‘Ich bin ein Berliner’


Fifty years ago today, President John F. Kennedy delivered the now famous “Ich bin ein Berliner” speech in front of the city hall at West Berlin. At the time, the speech was regarded as little more than well-stated political rhetoric. Even so, Kennedy knew that the speech had struck a chord with the crowd assembled to hear it.

He told his aide, Ted Sorensen, who had written most of the speech, “We’ll never have another day like this one as long as we live.”

Then as now, presidential addresses (especially those delivered abroad) tend to command a strong media presence. The predictable front page placement of the Berlin speech was widely subordinated to reports of the heated conflict between the Kennedy administration and Alabama Gov. George Wallace over the admission of two African-American students to the formerly all-white University of Alabama.

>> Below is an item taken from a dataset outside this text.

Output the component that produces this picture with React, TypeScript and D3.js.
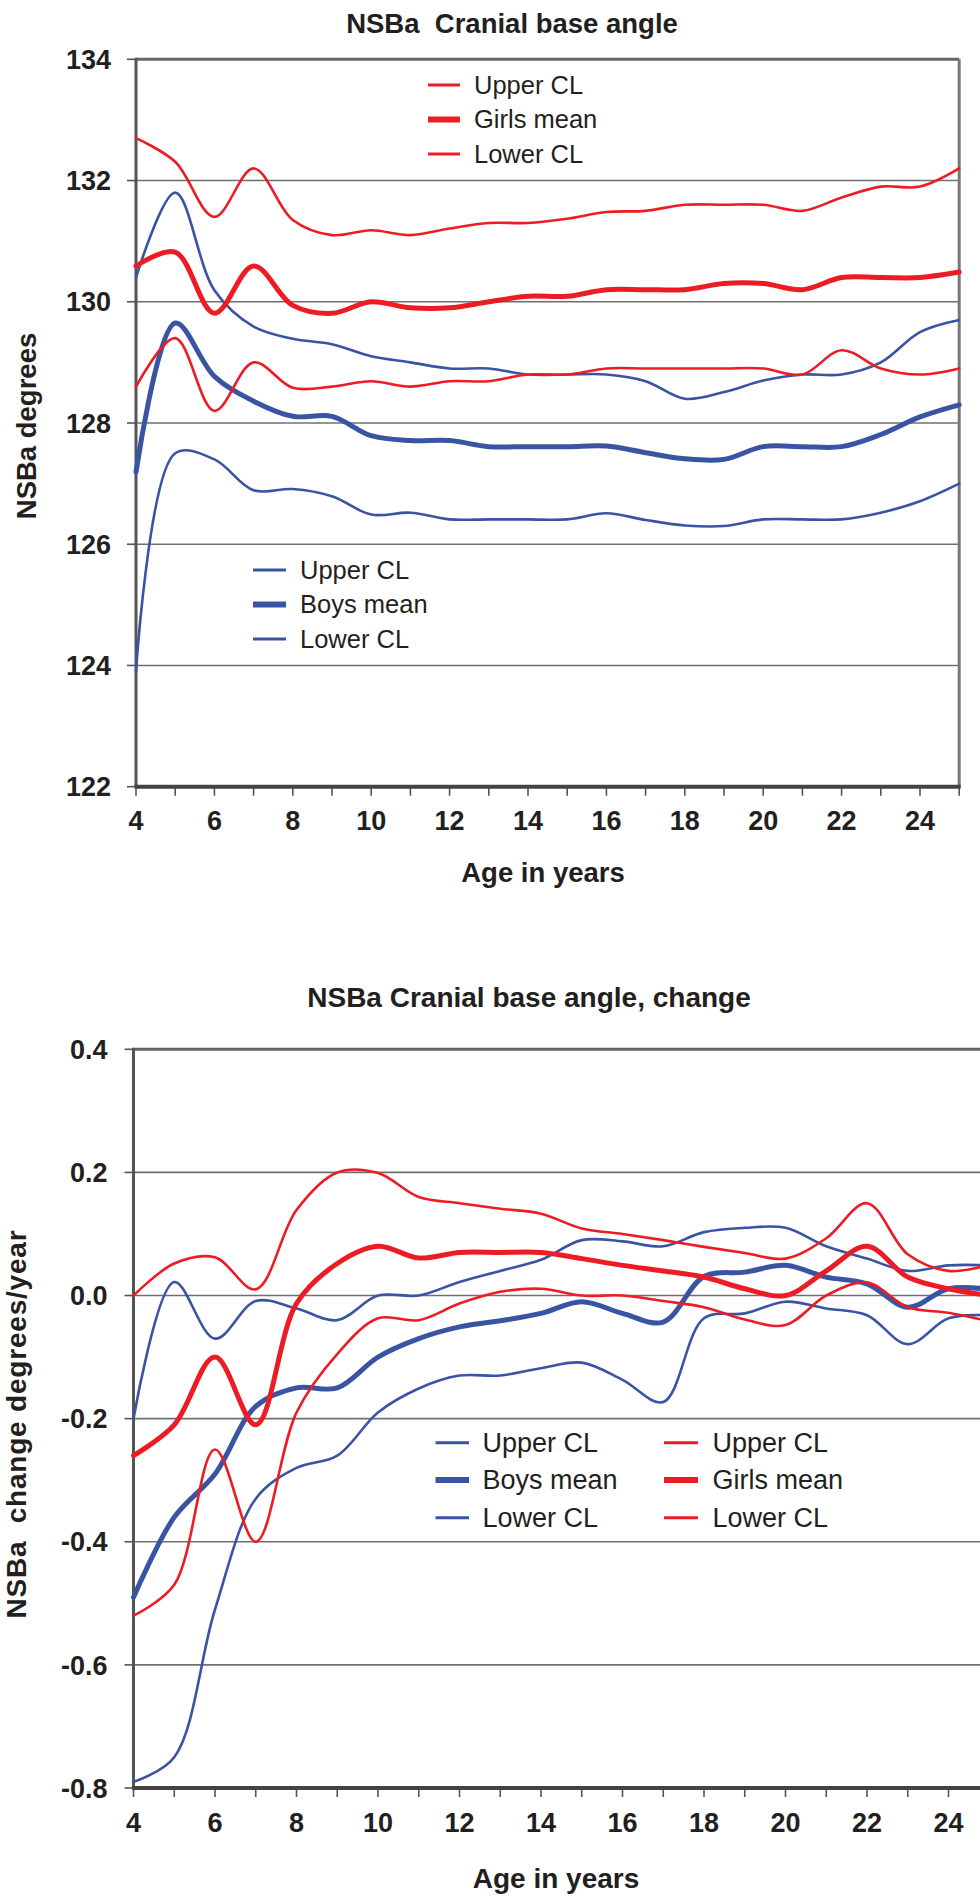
import React from 'react';
import * as d3 from 'd3';

// ---------- DATA ----------
const ages = [4, 5, 6, 7, 8, 9, 10, 11, 12, 13, 14, 15, 16, 17, 18, 19, 20, 21, 22, 23, 24, 25];

// Top chart: NSBa (degrees)
const girlsUpper = [132.7, 132.31, 131.4, 132.2, 131.35, 131.1, 131.18, 131.1, 131.21, 131.3, 131.3, 131.37, 131.48, 131.5, 131.6, 131.6, 131.6, 131.5, 131.72, 131.9, 131.9, 132.2];
const girlsMean = [130.59, 130.82, 129.81, 130.59, 129.94, 129.81, 130.0, 129.9, 129.9, 130.0, 130.09, 130.09, 130.2, 130.2, 130.2, 130.3, 130.3, 130.2, 130.4, 130.4, 130.4, 130.49];
const girlsLower = [128.6, 129.4, 128.2, 129.0, 128.58, 128.6, 128.69, 128.6, 128.69, 128.69, 128.8, 128.8, 128.9, 128.9, 128.9, 128.9, 128.9, 128.8, 129.2, 128.9, 128.8, 128.9];
const boysUpper = [130.4, 131.8, 130.19, 129.59, 129.39, 129.3, 129.1, 129.0, 128.9, 128.9, 128.8, 128.8, 128.8, 128.69, 128.4, 128.51, 128.7, 128.8, 128.8, 129.0, 129.5, 129.7];
const boysMean = [127.19, 129.65, 128.77, 128.36, 128.11, 128.11, 127.79, 127.71, 127.71, 127.61, 127.61, 127.61, 127.62, 127.51, 127.41, 127.4, 127.61, 127.61, 127.61, 127.81, 128.1, 128.3];
const boysLower = [123.9, 127.5, 127.4, 126.89, 126.91, 126.79, 126.49, 126.52, 126.41, 126.41, 126.41, 126.41, 126.51, 126.4, 126.31, 126.3, 126.41, 126.41, 126.41, 126.52, 126.71, 127.0];

// Bottom chart: change (degrees/year)
const girlsUpperChg = [0.0, 0.052, 0.062, 0.01, 0.139, 0.2, 0.199, 0.16, 0.15, 0.141, 0.133, 0.109, 0.1, 0.09, 0.079, 0.069, 0.06, 0.093, 0.15, 0.067, 0.04, 0.05];
const girlsMeanChg = [-0.26, -0.21, -0.1, -0.21, -0.013, 0.052, 0.08, 0.061, 0.07, 0.07, 0.07, 0.06, 0.049, 0.04, 0.03, 0.011, 0.0, 0.04, 0.08, 0.03, 0.011, 0.0];
const girlsLowerChg = [-0.52, -0.47, -0.25, -0.4, -0.19, -0.095, -0.037, -0.04, -0.013, 0.006, 0.011, 0.0, 0.0, -0.009, -0.019, -0.039, -0.048, 0.0, 0.021, -0.019, -0.028, -0.042];
const boysUpperChg = [-0.2, 0.022, -0.07, -0.009, -0.021, -0.04, 0.0, 0.0, 0.022, 0.04, 0.058, 0.09, 0.088, 0.08, 0.103, 0.11, 0.11, 0.08, 0.06, 0.04, 0.049, 0.049];
const boysMeanChg = [-0.49, -0.36, -0.29, -0.18, -0.15, -0.15, -0.1, -0.07, -0.051, -0.041, -0.029, -0.01, -0.029, -0.043, 0.031, 0.038, 0.049, 0.03, 0.019, -0.019, 0.011, 0.01];
const boysLowerChg = [-0.79, -0.75, -0.51, -0.33, -0.28, -0.26, -0.19, -0.151, -0.13, -0.13, -0.118, -0.109, -0.137, -0.173, -0.037, -0.029, -0.01, -0.021, -0.032, -0.079, -0.037, -0.032];

const topYTicks = [122, 124, 126, 128, 130, 132, 134];
const botYTicks = [-0.8, -0.6, -0.4, -0.2, 0.0, 0.2, 0.4];
const botYLabels = ['-0.8', '-0.6', '-0.4', '-0.2', '0.0', '0.2', '0.4'];
const xLabelAges = [4, 6, 8, 10, 12, 14, 16, 18, 20, 22, 24];

const legendBoys = ['Upper CL', 'Boys mean', 'Lower CL'];
const legendGirls = ['Upper CL', 'Girls mean', 'Lower CL'];

// ---------- STYLE ----------
const RED = '#ED1C24';
const BLUE = '#3A54A4';
const TXT = '#231F20';
const FONT = '"Liberation Sans", Arial, Helvetica, sans-serif';

type Series = { values: number[]; color: string; width: number };

function Lines({ series, x, y }: { series: Series[]; x: d3.ScaleLinear<number, number>; y: d3.ScaleLinear<number, number> }) {
  const gen = d3
    .line<number>()
    .x((_, i) => x(ages[i]))
    .y((d) => y(d))
    .curve(d3.curveCatmullRom.alpha(0.5));
  return (
    <g>
      {series.map((s, k) => (
        <path key={k} d={gen(s.values) || ''} fill="none" stroke={s.color} strokeWidth={s.width} strokeLinejoin="round" strokeLinecap="round" />
      ))}
    </g>
  );
}

function Legend({ items, color, x0, x1, tx, ys, fs }: { items: string[]; color: string; x0: number; x1: number; tx: number; ys: number[]; fs: number }) {
  return (
    <g>
      {items.map((t, i) => (
        <g key={i}>
          <line x1={x0} x2={x1} y1={ys[i]} y2={ys[i]} stroke={color} strokeWidth={i === 1 ? 6 : 3} />
          <text x={tx} y={ys[i]} dy="0.35em" fontSize={fs} fill={TXT} fontFamily={FONT}>
            {t}
          </text>
        </g>
      ))}
    </g>
  );
}

function Axes({
  x, y, yTicks, yLabels, left, right, top, bottom, labelRight, xLabelBase, drawRight,
}: {
  x: d3.ScaleLinear<number, number>; y: d3.ScaleLinear<number, number>; yTicks: number[]; yLabels: string[];
  left: number; right: number; top: number; bottom: number; labelRight: number; xLabelBase: number; drawRight: boolean;
}) {
  return (
    <g>
      {yTicks.map((t, i) => (
        <g key={i}>
          {i > 0 && i < yTicks.length - 1 && (
            <line x1={left} x2={right} y1={y(t)} y2={y(t)} stroke="#6f6f6f" strokeWidth={1.6} />
          )}
          <line x1={left - 9} x2={left} y1={y(t)} y2={y(t)} stroke="#555" strokeWidth={1.6} />
          <text x={labelRight} y={y(t)} dy="0.36em" textAnchor="end" fontSize={27} fontWeight="bold" fill={TXT} fontFamily={FONT}>
            {yLabels[i]}
          </text>
        </g>
      ))}
      {/* frame */}
      <line x1={left} x2={right} y1={top} y2={top} stroke="#666" strokeWidth={3} />
      {drawRight && <line x1={right} x2={right} y1={top} y2={bottom} stroke="#777" strokeWidth={3} />}
      <line x1={left} x2={left} y1={top - 1.5} y2={bottom} stroke="#555" strokeWidth={3} />
      {ages.map((a) => (
        <line key={a} x1={x(a)} x2={x(a)} y1={bottom} y2={bottom + 9} stroke="#555" strokeWidth={1.6} />
      ))}
      <line x1={left - 1.5} x2={right + 1.5} y1={bottom} y2={bottom} stroke="#444" strokeWidth={4} />
      {xLabelAges.map((a) => (
        <text key={a} x={x(a)} y={xLabelBase} textAnchor="middle" fontSize={27} fontWeight="bold" fill={TXT} fontFamily={FONT}>
          {a}
        </text>
      ))}
    </g>
  );
}

export default function App() {
  // top chart scales
  const xT = d3.scaleLinear().domain([4, 25]).range([136, 959.2]);
  const yT = d3.scaleLinear().domain([122, 134]).range([786.7, 59.3]);
  // bottom chart scales
  const xB = d3.scaleLinear().domain([4, 25]).range([133.5, 989.25]);
  const yB = d3.scaleLinear().domain([-0.8, 0.4]).range([1788, 1049.3]);

  const topSeries: Series[] = [
    { values: boysUpper, color: BLUE, width: 2.6 },
    { values: boysLower, color: BLUE, width: 2.6 },
    { values: boysMean, color: BLUE, width: 5 },
    { values: girlsUpper, color: RED, width: 2.6 },
    { values: girlsLower, color: RED, width: 2.6 },
    { values: girlsMean, color: RED, width: 5 },
  ];
  const botSeries: Series[] = [
    { values: boysUpperChg, color: BLUE, width: 2.6 },
    { values: boysLowerChg, color: BLUE, width: 2.6 },
    { values: boysMeanChg, color: BLUE, width: 5 },
    { values: girlsUpperChg, color: RED, width: 2.6 },
    { values: girlsLowerChg, color: RED, width: 2.6 },
    { values: girlsMeanChg, color: RED, width: 5 },
  ];

  return (
    <svg width={980} height={1896} style={{ position: 'absolute', left: 0, top: 0, background: '#fff' }} fontFamily={FONT}>
      <rect x={0} y={0} width={980} height={1896} fill="#fff" />
      {/* ---------- TOP CHART ---------- */}
      <text x={512} y={32.5} textAnchor="middle" fontSize={27.5} fontWeight="bold" fill={TXT}>
        NSBa{'\u00A0\u00A0'}Cranial base angle
      </text>
      <Axes x={xT} y={yT} yTicks={topYTicks} yLabels={topYTicks.map(String)} left={136} right={959.2} top={59.3} bottom={786.7} labelRight={111} xLabelBase={829.5} drawRight={true} />
      <Lines series={topSeries} x={xT} y={yT} />
      <Legend items={legendGirls} color={RED} x0={428} x1={460} tx={474} ys={[85, 119.5, 154]} fs={25.5} />
      <Legend items={legendBoys} color={BLUE} x0={253} x1={286} tx={300} ys={[570, 604.5, 639]} fs={25.5} />
      <text x={543} y={882} textAnchor="middle" fontSize={27.5} fontWeight="bold" fill={TXT}>
        Age in years
      </text>
      <text transform="translate(36,426) rotate(-90)" textAnchor="middle" fontSize={27.5} fontWeight="bold" fill={TXT}>
        NSBa degrees
      </text>

      {/* ---------- BOTTOM CHART ---------- */}
      <text x={529} y={1007} textAnchor="middle" fontSize={28} fontWeight="bold" fill={TXT}>
        NSBa Cranial base angle, change
      </text>
      <Axes x={xB} y={yB} yTicks={botYTicks} yLabels={botYLabels} left={133.5} right={989.25} top={1049.3} bottom={1788} labelRight={107.5} xLabelBase={1832} drawRight={false} />
      <Lines series={botSeries} x={xB} y={yB} />
      <Legend items={legendBoys} color={BLUE} x0={435.5} x1={469} tx={482.5} ys={[1442.7, 1480, 1517.7]} fs={27} />
      <Legend items={legendGirls} color={RED} x0={664} x1={698} tx={712.5} ys={[1442.7, 1480, 1517.7]} fs={27} />
      <text x={556} y={1888} textAnchor="middle" fontSize={28} fontWeight="bold" fill={TXT}>
        Age in years
      </text>
      <text transform="translate(26,1424) rotate(-90)" textAnchor="middle" fontSize={28} fontWeight="bold" fill={TXT} letterSpacing={0.8}>
        NSBa{'\u00A0\u00A0'}change degrees/year
      </text>
    </svg>
  );
}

Setting aside the domestic priorities of the moment, the lens of historical perspective permits us to see the speech for the exemplar of statesmanship and diplomacy that it was. Cast against the wall that both physically and symbolically divided Berlin, Kennedy praised the people of Berlin for remaining steadfast against the hardship. It also, drove home a larger point: When one man is enslaved, all are not free.

Writing for CNN.com, Nicolaus Mills, professor of American studies at Sarah Lawrence College, places the tone and significance of Kennedy’s remarks in a broader context: “Kennedy is always given style points for his Berlin speech because of its easy-to-remember rhetoric. But the speech is worth recalling today because it amounted to such a profound pivot away from the prevailing nuclear logic of the Cold War. In Berlin, Kennedy recast how he believed the Cold War should be waged in the future in a way that made his thinking clear to the European and American public.”

Through this speech Kennedy began to make up for lost ground with Soviet premier Nikita Khrushchev. Neither the 1961 Vienna summit nor the Cuban Missile Crisis had endeared either party to the other. This speech reframed many of the issues in a way that opened the door for dialogue.

As above, Kennedy positioned the Cold War as something more fundamental than a contest of military superiority. Rather, he parsed it as a battle for self-determination and human rights. In so doing, he tacitly tied global tensions back to those at home. The struggle for civil rights in America could be seen as a microcosm of world events.

Moreover, this construction suggest that we can not simultaneously oppress our own citizens while demanding other nations meet our theoretical ideals of freedom. Kennedy’s remarks provided the world with a reminder of those ideals.

He also invoked the Berlin Airlift as an example of humanitarian efforts peacefully and effectively combatting the oppression of the Soviet blockade.

Nonetheless, Kennedy was a realist. He knew that radical changes in the tenor of the burgeoning Cold War would take more than magnanimous gestures.

To this end he asserted, “We can seek a relaxation of tensions without relaxing our guard.”

As history now records, Kennedy’s overtures in Berlin were not wasted. Just two months after Berlin, the Soviet Union, Great Britain and the United States signed the Limited Nuclear Test Ban Treaty, marking the first such accord since atomic weapons were used against Japan during World War II.

History also records events in Dallas just five months later. The youthful and energetic figure in Berlin is replaced by grainy images of a motorcade and a small boy saluting his father’s passing caisson. As we pause to reflect on the legacy of Kennedy’s Berlin address, we are given to ponder a broader alternate course had that day in Dallas not taken place.